Lines with "Convert this chart" and "from matplotlib.patches import" mark the range, both included. Reproduce exactly that stretch, without pictures.

(Collected data entries)
[Start]
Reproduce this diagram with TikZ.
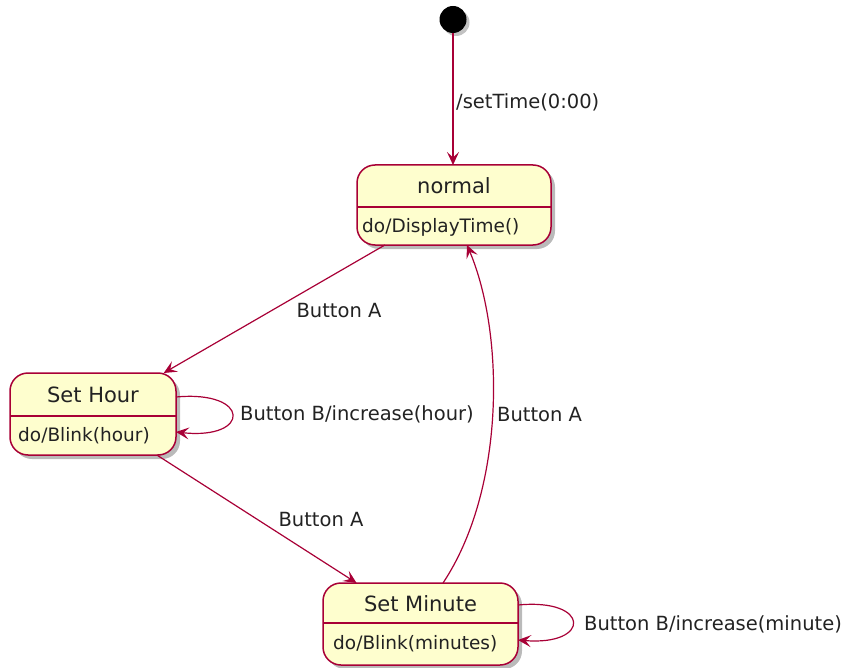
\documentclass[tikz,border=0pt]{standalone}
\usepackage{fontspec}
\setmainfont{DejaVu Sans}
\usetikzlibrary{arrows.meta,shadows,calc}
\definecolor{umlred}{HTML}{A80036}
\definecolor{umlfill}{HTML}{FEFECE}
\definecolor{txt}{HTML}{222222}
\tikzset{
  statebox/.style={draw=umlred, fill=umlfill, line width=1.5pt, rounded corners=18pt,
    inner sep=0pt, outer sep=0pt,
    drop shadow={shadow xshift=4pt, shadow yshift=-4pt, opacity=0.45, fill=black!60}},
  divider/.style={draw=umlred, line width=1.3pt},
  titletext/.style={inner sep=0pt, text=txt, font=\fontsize{21}{25}\selectfont},
  desctext/.style={inner sep=0pt, anchor=west, text=txt, font=\fontsize{18.5}{22}\selectfont},
  lbl/.style={inner sep=0pt, text=txt, font=\fontsize{19.5}{23}\selectfont},
  trans/.style={draw=umlred, line width=1.2pt,
    -{Stealth[length=13pt,width=12pt,inset=5.5pt]}},
  initstate/.style={circle, fill=black, minimum size=27pt, inner sep=0pt, outer sep=0pt,
    drop shadow={shadow xshift=3pt, shadow yshift=-3pt, opacity=0.4, fill=black!60}}
}
\begin{document}
\begin{tikzpicture}[x=1pt,y=-1pt]
\useasboundingbox (0,0) rectangle (845,668);

% initial state
\node[initstate] (init) at (453,19.5) {};

% states
\node[statebox, minimum width=194pt, minimum height=80pt] (normal) at (454,205) {};
\node[statebox, minimum width=166pt, minimum height=82pt] (hour) at (93,414) {};
\node[statebox, minimum width=195pt, minimum height=82pt] (minute) at (420.5,624) {};

% dividers
\draw[divider] ($(normal.north west)+(0,42)$) -- ($(normal.north east)+(0,42)$);
\draw[divider] ($(hour.north west)+(0,43)$) -- ($(hour.north east)+(0,43)$);
\draw[divider] ($(minute.north west)+(0,40)$) -- ($(minute.north east)+(0,40)$);

% texts in states
\node[titletext] (normalT) at ($(normal.north)+(0,21)$) {normal};
\node[desctext] (normalD) at ($(normal.north west)+(5,62)$) {do/DisplayTime()};
\node[titletext] (hourT) at ($(hour.north)+(0,22)$) {Set Hour};
\node[desctext] (hourD) at ($(hour.north west)+(8,63)$) {do/Blink(hour)};
\node[titletext] (minuteT) at ($(minute.north)+(0,21)$) {Set Minute};
\node[desctext] (minuteD) at ($(minute.north west)+(10,61)$) {do/Blink(minutes)};

% transitions
\draw[trans] (init) -- (init |- normal.north);
\node[lbl, anchor=west] (l0) at (456,102) {/setTime(0:00)};

\draw[trans] (normal) -- (hour);
\node[lbl] (l1) at (339,311) {Button A};

\draw[trans] (hour) -- (minute);
\node[lbl] (l2) at (321,520) {Button A};

\coordinate (mstart) at ($(minute.north)+(22.5,0)$);
\coordinate (nend) at ($(normal.south)+(13,0)$);
\draw[trans] (mstart) .. controls (505,490) and (505,335) .. (nend);
\node[lbl, anchor=west] (l3) at (497,415) {Button A};

\coordinate (hs) at ($(hour.east)+(0,-17)$);
\coordinate (he) at ($(hour.east)+(0,18)$);
\draw[trans] (hs) .. controls (251,390) and (251,440) .. (he);
\node[lbl, anchor=west] (l4) at (240,414) {Button B/increase(hour)};

\coordinate (ms) at ($(minute.east)+(0,-19)$);
\coordinate (me) at ($(minute.east)+(0,16)$);
\draw[trans] (ms) .. controls (591,598) and (591,646) .. (me);
\node[lbl, anchor=west] (l5) at (584,624) {Button B/increase(minute)};
\end{tikzpicture}
\end{document}
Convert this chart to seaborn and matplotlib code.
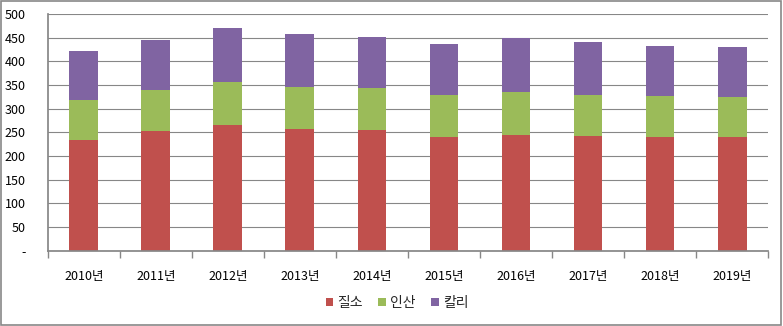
import matplotlib
matplotlib.use("Agg")
import matplotlib.pyplot as plt
import seaborn as sns
import pandas as pd
import numpy as np
from matplotlib.patches import Patch, Rectangle

years = ["2010년", "2011년", "2012년", "2013년", "2014년",
         "2015년", "2016년", "2017년", "2018년", "2019년"]
nitrogen = [234, 253, 266, 257, 255, 240, 245, 243, 240, 240]   # 질소
phosphate = [85, 87, 91, 89, 89, 89, 91, 86, 87, 85]            # 인산
potash = [103, 106, 114, 112, 108, 108, 114, 112, 106, 106]     # 칼리
series_names = ["질소", "인산", "칼리"]
colors = ["#C0504D", "#9BBB59", "#8064A2"]
yticks = [0, 50, 100, 150, 200, 250, 300, 350, 400, 450, 500]

sns.set_theme(style="white")
plt.rcParams["font.family"] = ["Noto Sans CJK KR", "DejaVu Sans"]

df = pd.DataFrame({"year": years, "n": nitrogen, "p": phosphate, "k": potash})
df["np"] = df["n"] + df["p"]
df["total"] = df["np"] + df["k"]

fig = plt.figure(figsize=(7.83, 3.26), dpi=100)
ax = fig.add_axes([0.061, 0.231, 0.920, 0.726])

# stacked bars drawn as cumulative layers, tallest first
for col, c in zip(["total", "np", "n"], colors[::-1]):
    sns.barplot(data=df, x="year", y=col, color=c, width=0.4,
                saturation=1, ax=ax, errorbar=None)
for p in ax.patches:
    p.set_edgecolor("none")

ax.set_ylim(0, 500)
ax.set_xlim(-0.5, len(years) - 0.5)
ax.set_yticks(yticks)
ax.set_yticklabels(["-" if v == 0 else str(v) for v in yticks])
ax.set_xlabel("")
ax.set_ylabel("")
ax.yaxis.grid(True, color="#878787", linewidth=0.8)
ax.set_axisbelow(True)

for s in ["top", "right"]:
    ax.spines[s].set_visible(False)
ax.spines["left"].set_color("#878787")
ax.spines["bottom"].set_color("#878787")

# category-boundary tick marks beneath the x axis
ax.set_xticks(np.arange(-0.5, len(years), 1.0), minor=True)
ax.tick_params(axis="x", which="minor", length=5, color="#878787",
               bottom=True, direction="out")
ax.tick_params(axis="x", which="major", length=0, labelsize=9, pad=14,
               colors="black")
ax.tick_params(axis="y", which="major", length=4, labelsize=9, pad=12,
               colors="black", left=False)

handles = [Patch(facecolor=c, edgecolor="none") for c in colors]
fig.legend(handles, series_names, loc="center", bbox_to_anchor=(0.507, 0.07),
           ncol=3, frameon=False, fontsize=10, handlelength=0.55,
           handleheight=0.55, handletextpad=0.3, columnspacing=1.1)

# outer chart border
fig.patches.append(Rectangle((0.001, 0.002), 0.997, 0.995,
                             transform=fig.transFigure, fill=False,
                             edgecolor="#878787", linewidth=1.2))

fig.savefig("out.png", dpi=100)
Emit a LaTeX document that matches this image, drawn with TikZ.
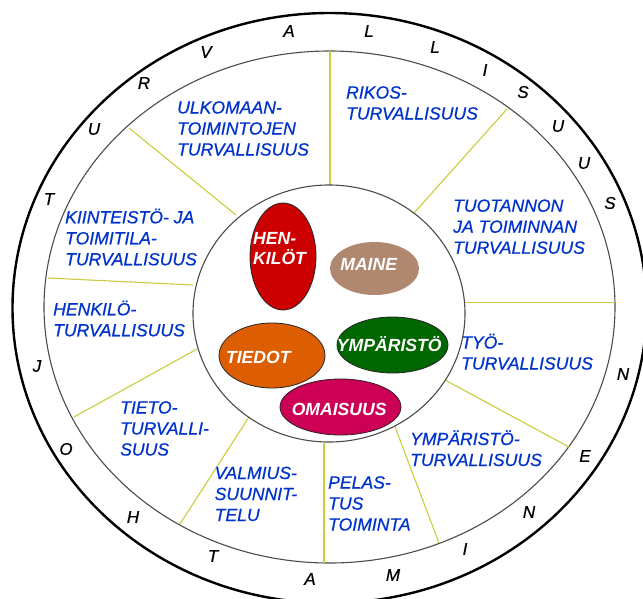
\documentclass[tikz,border=0pt]{standalone}
\usepackage{fontspec}
\setmainfont{Liberation Sans}
\newfontfamily\heavyish[FakeBold=0.7]{Liberation Sans}
\usetikzlibrary{shapes.geometric}
\definecolor{txtblue}{RGB}{0,51,204}
\definecolor{spokecol}{RGB}{204,204,60}
\definecolor{henred}{RGB}{204,0,0}
\definecolor{mainetan}{RGB}{176,136,112}
\definecolor{tiedotorange}{RGB}{221,94,0}
\definecolor{ympgreen}{RGB}{0,102,0}
\definecolor{omaimag}{RGB}{204,0,85}
\newcommand{\seclines}[1]{\begin{tabular}[t]{@{}l@{}}#1\end{tabular}}
\begin{document}
\begin{tikzpicture}[x=1pt,y=-1pt,
  ring/.style={draw=black!70, line width=1.1pt},
  spoke/.style={draw=spokecol, line width=1.1pt},
  sector/.style={inner sep=0pt, anchor=base west, text=txtblue, font=\heavyish\fontsize{17.6}{21}\selectfont\itshape},
  ringletter/.style={inner sep=0pt, font=\heavyish\fontsize{17}{20}\selectfont\itshape},
  blob/.style={ellipse, inner sep=0pt, draw=black!85, line width=0.8pt},
  blobtext/.style={inner sep=0pt, anchor=base, text=white, font=\fontsize{17.6}{20}\selectfont\bfseries\itshape}]
\useasboundingbox (0,0) rectangle (643,598);
\fill[white] (0,0) rectangle (643,598);
% rings
\draw[line width=2.4pt] (329.5,308) ellipse [x radius=317, y radius=295];
\draw[ring] (329.5,307) ellipse [x radius=285.5, y radius=256];
% spokes
\draw[spoke] (330,51) -- (330,185);
\draw[spoke] (129,128) -- (236,215);
\draw[spoke] (507,109) -- (414,213);
\draw[spoke] (48,278) -- (193,285);
\draw[spoke] (463,302.5) -- (615,302.5);
\draw[spoke] (197,349) -- (74,417);
\draw[spoke] (445,380) -- (569,447);
\draw[spoke] (249,417) -- (180,524);
\draw[spoke] (324,443) -- (324,563);
\draw[spoke] (394,424) -- (439,543);
% inner circle
\draw[ring, fill=white] (329,313.5) ellipse [x radius=136, y radius=128.5];
% sector texts
\node[sector] (s1) at (177,113.5) {\seclines{ULKOMAAN-\\TOIMINTOJEN\\TURVALLISUUS}};
\node[sector] (s2) at (346,98.5) {\seclines{RIKOS-\\TURVALLISUUS}};
\node[sector] (s3) at (453,211.7) {\seclines{TUOTANNON\\JA TOIMINNAN\\TURVALLISUUS}};
\node[sector] (s4) at (65,223.3) {\seclines{KIINTEISTÖ- JA\\TOIMITILA-\\TURVALLISUUS}};
\node[sector] (s5) at (53,315.3) {\seclines{HENKILÖ-\\TURVALLISUUS}};
\node[sector] (s6) at (461,348.5) {\seclines{TYÖ-\\TURVALLISUUS}};
\node[sector] (s7) at (410,445) {\seclines{YMPÄRISTÖ-\\TURVALLISUUS}};
\node[sector] (s8) at (120,413.5) {\seclines{TIETO-\\TURVALLI-\\SUUS}};
\node[sector] (s9) at (214.5,479) {\seclines{VALMIUS-\\SUUNNIT-\\TELU}};
\node[sector] (s10) at (328,488.5) {\seclines{PELAS-\\TUS\\TOIMINTA}};
% ring letters
\node[ringletter] (a1) at (49,199) {T};
\node[ringletter] (a2) at (94,129) {U};
\node[ringletter] (a3) at (144,83) {R};
\node[ringletter] (a4) at (206,52) {V};
\node[ringletter] (a5) at (289,31) {A};
\node[ringletter] (a6) at (369,31) {L};
\node[ringletter] (a7) at (435,47) {L};
\node[ringletter] (a8) at (485,70) {I};
\node[ringletter] (a9) at (523,92) {S};
\node[ringletter] (a10) at (558,126) {U};
\node[ringletter] (a11) at (584,163) {U};
\node[ringletter] (a12) at (610,203) {S};
\node[ringletter] (b1) at (37,366) {J};
\node[ringletter] (b2) at (66,449) {O};
\node[ringletter] (b3) at (133,517) {H};
\node[ringletter] (b4) at (213,556) {T};
\node[ringletter] (b5) at (310,579) {A};
\node[ringletter] (b6) at (393,575) {M};
\node[ringletter] (b7) at (465,549) {I};
\node[ringletter] (b8) at (529,512) {N};
\node[ringletter] (b9) at (585,456) {E};
\node[ringletter] (b10) at (623,374) {N};
% blobs
\node[blob, fill=henred, minimum width=66pt, minimum height=107pt] (hen) at (283,256.5) {};
\node[blob, draw=none, fill=mainetan, minimum width=89pt, minimum height=53pt] (maine) at (374.5,268.5) {};
\node[blob, fill=tiedotorange, minimum width=106pt, minimum height=65pt] (tiedot) at (272,355.5) {};
\node[blob, fill=ympgreen, minimum width=111pt, minimum height=56pt] (ymp) at (392.5,345) {};
\node[blob, fill=omaimag, minimum width=121pt, minimum height=56pt] (omai) at (340.5,407) {};
% blob texts
\node[blobtext, anchor=base west] (then) at (253,244.3) {\begin{tabular}[t]{@{}l@{}}HEN-\\[-1pt]KILÖT\end{tabular}};
\node[blobtext] (tmaine) at (368.7,270) {MAINE};
\node[blobtext] (ttiedot) at (258.3,363) {TIEDOT};
\node[blobtext] (tymp) at (389.3,351.7) {YMPÄRISTÖ};
\node[blobtext] (tomai) at (339.2,415) {OMAISUUS};
\end{tikzpicture}
\end{document}
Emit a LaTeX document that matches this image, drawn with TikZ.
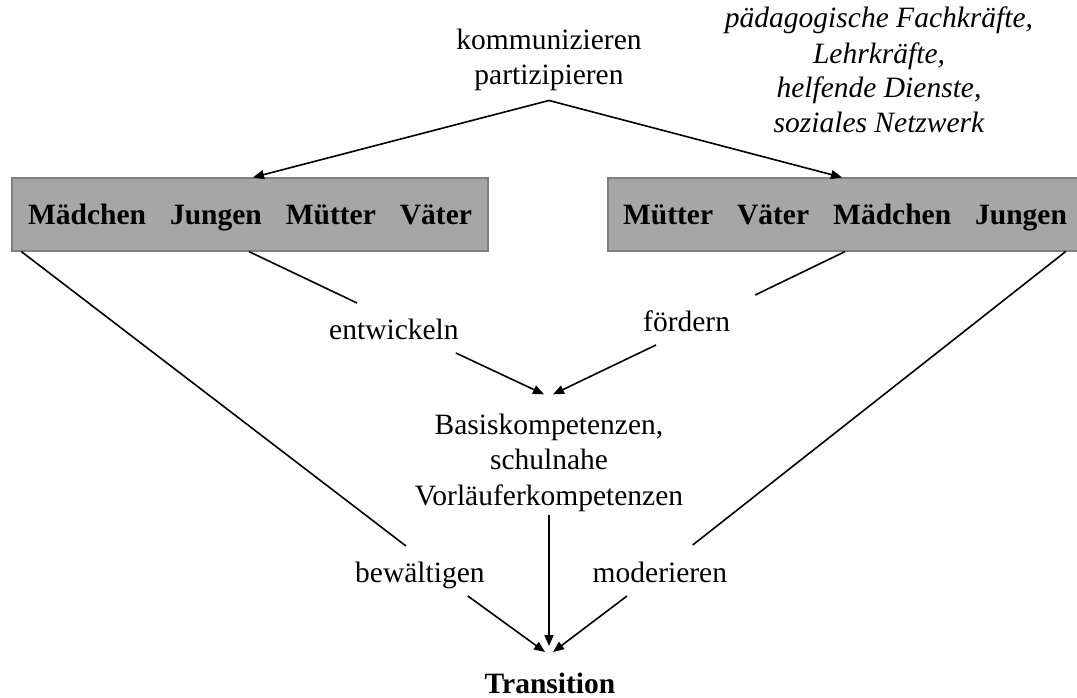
[End]
> [THE RESULT]:
Convert this chart to seaborn and matplotlib code.
import matplotlib
matplotlib.use("Agg")
import matplotlib.pyplot as plt
import seaborn as sns
import pandas as pd
import numpy as np
from matplotlib.patches import Patch, Rectangle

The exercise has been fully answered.